Your instructions =
Every line below should be repeated exactly.

Supplied information =

··········

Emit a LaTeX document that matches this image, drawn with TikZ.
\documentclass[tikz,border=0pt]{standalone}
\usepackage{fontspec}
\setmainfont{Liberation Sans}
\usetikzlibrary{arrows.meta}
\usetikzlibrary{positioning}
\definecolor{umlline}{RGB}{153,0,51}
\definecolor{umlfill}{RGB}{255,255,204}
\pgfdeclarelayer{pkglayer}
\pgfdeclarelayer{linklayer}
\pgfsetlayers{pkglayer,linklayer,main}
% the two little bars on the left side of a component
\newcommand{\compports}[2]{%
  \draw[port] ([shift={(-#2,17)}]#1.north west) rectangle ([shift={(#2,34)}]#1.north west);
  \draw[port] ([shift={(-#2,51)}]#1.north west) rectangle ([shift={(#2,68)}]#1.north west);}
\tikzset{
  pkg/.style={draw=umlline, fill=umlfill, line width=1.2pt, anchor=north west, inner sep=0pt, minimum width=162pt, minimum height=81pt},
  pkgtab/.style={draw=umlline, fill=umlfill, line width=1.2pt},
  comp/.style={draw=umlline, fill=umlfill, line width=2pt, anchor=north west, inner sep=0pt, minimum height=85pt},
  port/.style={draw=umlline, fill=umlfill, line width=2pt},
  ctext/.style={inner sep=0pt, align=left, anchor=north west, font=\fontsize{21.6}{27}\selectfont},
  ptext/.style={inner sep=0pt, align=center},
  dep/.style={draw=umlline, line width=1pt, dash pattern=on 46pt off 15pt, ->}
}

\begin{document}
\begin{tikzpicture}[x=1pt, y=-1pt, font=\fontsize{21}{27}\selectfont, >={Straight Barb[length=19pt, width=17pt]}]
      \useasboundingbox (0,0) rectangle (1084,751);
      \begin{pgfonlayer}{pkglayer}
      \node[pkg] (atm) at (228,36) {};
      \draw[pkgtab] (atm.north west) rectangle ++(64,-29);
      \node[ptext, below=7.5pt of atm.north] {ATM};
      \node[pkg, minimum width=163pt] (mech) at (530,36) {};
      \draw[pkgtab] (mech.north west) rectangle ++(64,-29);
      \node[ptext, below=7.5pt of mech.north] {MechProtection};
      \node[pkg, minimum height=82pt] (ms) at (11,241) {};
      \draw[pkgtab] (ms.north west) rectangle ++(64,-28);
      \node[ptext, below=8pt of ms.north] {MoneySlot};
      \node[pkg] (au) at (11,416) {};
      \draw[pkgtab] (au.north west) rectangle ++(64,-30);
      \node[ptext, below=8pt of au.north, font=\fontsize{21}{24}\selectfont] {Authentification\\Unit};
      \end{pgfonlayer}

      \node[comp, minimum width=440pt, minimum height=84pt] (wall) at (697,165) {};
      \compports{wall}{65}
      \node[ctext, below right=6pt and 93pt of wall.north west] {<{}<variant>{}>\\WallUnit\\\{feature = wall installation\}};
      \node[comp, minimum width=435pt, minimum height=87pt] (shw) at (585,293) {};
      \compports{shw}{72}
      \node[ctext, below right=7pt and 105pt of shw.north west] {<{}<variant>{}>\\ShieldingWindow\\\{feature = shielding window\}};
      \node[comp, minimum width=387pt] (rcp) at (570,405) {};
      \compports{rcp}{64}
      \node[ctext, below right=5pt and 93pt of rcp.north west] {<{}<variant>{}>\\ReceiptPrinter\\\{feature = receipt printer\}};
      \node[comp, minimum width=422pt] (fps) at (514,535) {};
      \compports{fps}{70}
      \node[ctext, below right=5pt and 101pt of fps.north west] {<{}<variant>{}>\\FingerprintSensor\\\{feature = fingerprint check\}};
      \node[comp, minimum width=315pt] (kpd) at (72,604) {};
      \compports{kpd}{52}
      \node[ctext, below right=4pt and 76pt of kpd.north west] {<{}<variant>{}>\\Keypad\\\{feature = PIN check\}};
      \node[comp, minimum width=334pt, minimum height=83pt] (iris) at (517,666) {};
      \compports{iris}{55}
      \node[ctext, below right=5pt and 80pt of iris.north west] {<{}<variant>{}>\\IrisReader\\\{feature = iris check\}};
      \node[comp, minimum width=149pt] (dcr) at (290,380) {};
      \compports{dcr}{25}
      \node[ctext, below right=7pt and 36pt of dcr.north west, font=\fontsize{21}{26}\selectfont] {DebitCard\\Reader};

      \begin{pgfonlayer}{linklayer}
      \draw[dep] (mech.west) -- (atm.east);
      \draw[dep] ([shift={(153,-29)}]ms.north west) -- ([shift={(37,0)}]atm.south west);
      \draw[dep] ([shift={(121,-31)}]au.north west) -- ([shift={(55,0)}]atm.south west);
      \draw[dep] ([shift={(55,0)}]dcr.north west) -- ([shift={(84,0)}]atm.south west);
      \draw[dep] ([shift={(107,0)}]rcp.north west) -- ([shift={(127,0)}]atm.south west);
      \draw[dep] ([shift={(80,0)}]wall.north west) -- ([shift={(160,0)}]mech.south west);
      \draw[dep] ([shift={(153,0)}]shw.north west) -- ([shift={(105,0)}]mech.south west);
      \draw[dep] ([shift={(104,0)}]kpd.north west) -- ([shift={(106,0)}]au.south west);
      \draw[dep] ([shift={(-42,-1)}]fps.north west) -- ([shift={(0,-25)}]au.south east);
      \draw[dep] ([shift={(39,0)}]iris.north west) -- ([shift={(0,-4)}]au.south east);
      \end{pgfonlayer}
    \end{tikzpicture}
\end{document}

··········

Response to this exercise =
Emit a LaTeX document that matches this image, drawn with TikZ.
\documentclass[tikz,border=0pt]{standalone}
\usepackage{fontspec}
\setmainfont{Liberation Sans}
\usetikzlibrary{arrows.meta}
\usetikzlibrary{positioning}
\definecolor{umlline}{RGB}{153,0,51}
\definecolor{umlfill}{RGB}{255,255,204}
\pgfdeclarelayer{pkglayer}
\pgfdeclarelayer{linklayer}
\pgfsetlayers{pkglayer,linklayer,main}
% the two little bars on the left side of a component
\newcommand{\compports}[2]{%
  \draw[port] ([shift={(-#2,17)}]#1.north west) rectangle ([shift={(#2,34)}]#1.north west);
  \draw[port] ([shift={(-#2,51)}]#1.north west) rectangle ([shift={(#2,68)}]#1.north west);}
\tikzset{
  pkg/.style={draw=umlline, fill=umlfill, line width=1.2pt, anchor=north west, inner sep=0pt, minimum width=162pt, minimum height=81pt},
  pkgtab/.style={draw=umlline, fill=umlfill, line width=1.2pt},
  comp/.style={draw=umlline, fill=umlfill, line width=2pt, anchor=north west, inner sep=0pt, minimum height=85pt},
  port/.style={draw=umlline, fill=umlfill, line width=2pt},
  ctext/.style={inner sep=0pt, align=left, anchor=north west, font=\fontsize{21.6}{27}\selectfont},
  ptext/.style={inner sep=0pt, align=center},
  dep/.style={draw=umlline, line width=1pt, dash pattern=on 46pt off 15pt, ->}
}

\begin{document}
\begin{tikzpicture}[x=1pt, y=-1pt, font=\fontsize{21}{27}\selectfont, >={Straight Barb[length=19pt, width=17pt]}]
      \useasboundingbox (0,0) rectangle (1084,751);
      \begin{pgfonlayer}{pkglayer}
      \node[pkg] (atm) at (228,36) {};
      \draw[pkgtab] (atm.north west) rectangle ++(64,-29);
      \node[ptext, below=7.5pt of atm.north] {ATM};
      \node[pkg, minimum width=163pt] (mech) at (530,36) {};
      \draw[pkgtab] (mech.north west) rectangle ++(64,-29);
      \node[ptext, below=7.5pt of mech.north] {MechProtection};
      \node[pkg, minimum height=82pt] (ms) at (11,241) {};
      \draw[pkgtab] (ms.north west) rectangle ++(64,-28);
      \node[ptext, below=8pt of ms.north] {MoneySlot};
      \node[pkg] (au) at (11,416) {};
      \draw[pkgtab] (au.north west) rectangle ++(64,-30);
      \node[ptext, below=8pt of au.north, font=\fontsize{21}{24}\selectfont] {Authentification\\Unit};
      \end{pgfonlayer}

      \node[comp, minimum width=440pt, minimum height=84pt] (wall) at (697,165) {};
      \compports{wall}{65}
      \node[ctext, below right=6pt and 93pt of wall.north west] {<{}<variant>{}>\\WallUnit\\\{feature = wall installation\}};
      \node[comp, minimum width=435pt, minimum height=87pt] (shw) at (585,293) {};
      \compports{shw}{72}
      \node[ctext, below right=7pt and 105pt of shw.north west] {<{}<variant>{}>\\ShieldingWindow\\\{feature = shielding window\}};
      \node[comp, minimum width=387pt] (rcp) at (570,405) {};
      \compports{rcp}{64}
      \node[ctext, below right=5pt and 93pt of rcp.north west] {<{}<variant>{}>\\ReceiptPrinter\\\{feature = receipt printer\}};
      \node[comp, minimum width=422pt] (fps) at (514,535) {};
      \compports{fps}{70}
      \node[ctext, below right=5pt and 101pt of fps.north west] {<{}<variant>{}>\\FingerprintSensor\\\{feature = fingerprint check\}};
      \node[comp, minimum width=315pt] (kpd) at (72,604) {};
      \compports{kpd}{52}
      \node[ctext, below right=4pt and 76pt of kpd.north west] {<{}<variant>{}>\\Keypad\\\{feature = PIN check\}};
      \node[comp, minimum width=334pt, minimum height=83pt] (iris) at (517,666) {};
      \compports{iris}{55}
      \node[ctext, below right=5pt and 80pt of iris.north west] {<{}<variant>{}>\\IrisReader\\\{feature = iris check\}};
      \node[comp, minimum width=149pt] (dcr) at (290,380) {};
      \compports{dcr}{25}
      \node[ctext, below right=7pt and 36pt of dcr.north west, font=\fontsize{21}{26}\selectfont] {DebitCard\\Reader};

      \begin{pgfonlayer}{linklayer}
      \draw[dep] (mech.west) -- (atm.east);
      \draw[dep] ([shift={(153,-29)}]ms.north west) -- ([shift={(37,0)}]atm.south west);
      \draw[dep] ([shift={(121,-31)}]au.north west) -- ([shift={(55,0)}]atm.south west);
      \draw[dep] ([shift={(55,0)}]dcr.north west) -- ([shift={(84,0)}]atm.south west);
      \draw[dep] ([shift={(107,0)}]rcp.north west) -- ([shift={(127,0)}]atm.south west);
      \draw[dep] ([shift={(80,0)}]wall.north west) -- ([shift={(160,0)}]mech.south west);
      \draw[dep] ([shift={(153,0)}]shw.north west) -- ([shift={(105,0)}]mech.south west);
      \draw[dep] ([shift={(104,0)}]kpd.north west) -- ([shift={(106,0)}]au.south west);
      \draw[dep] ([shift={(-42,-1)}]fps.north west) -- ([shift={(0,-25)}]au.south east);
      \draw[dep] ([shift={(39,0)}]iris.north west) -- ([shift={(0,-4)}]au.south east);
      \end{pgfonlayer}
    \end{tikzpicture}
\end{document}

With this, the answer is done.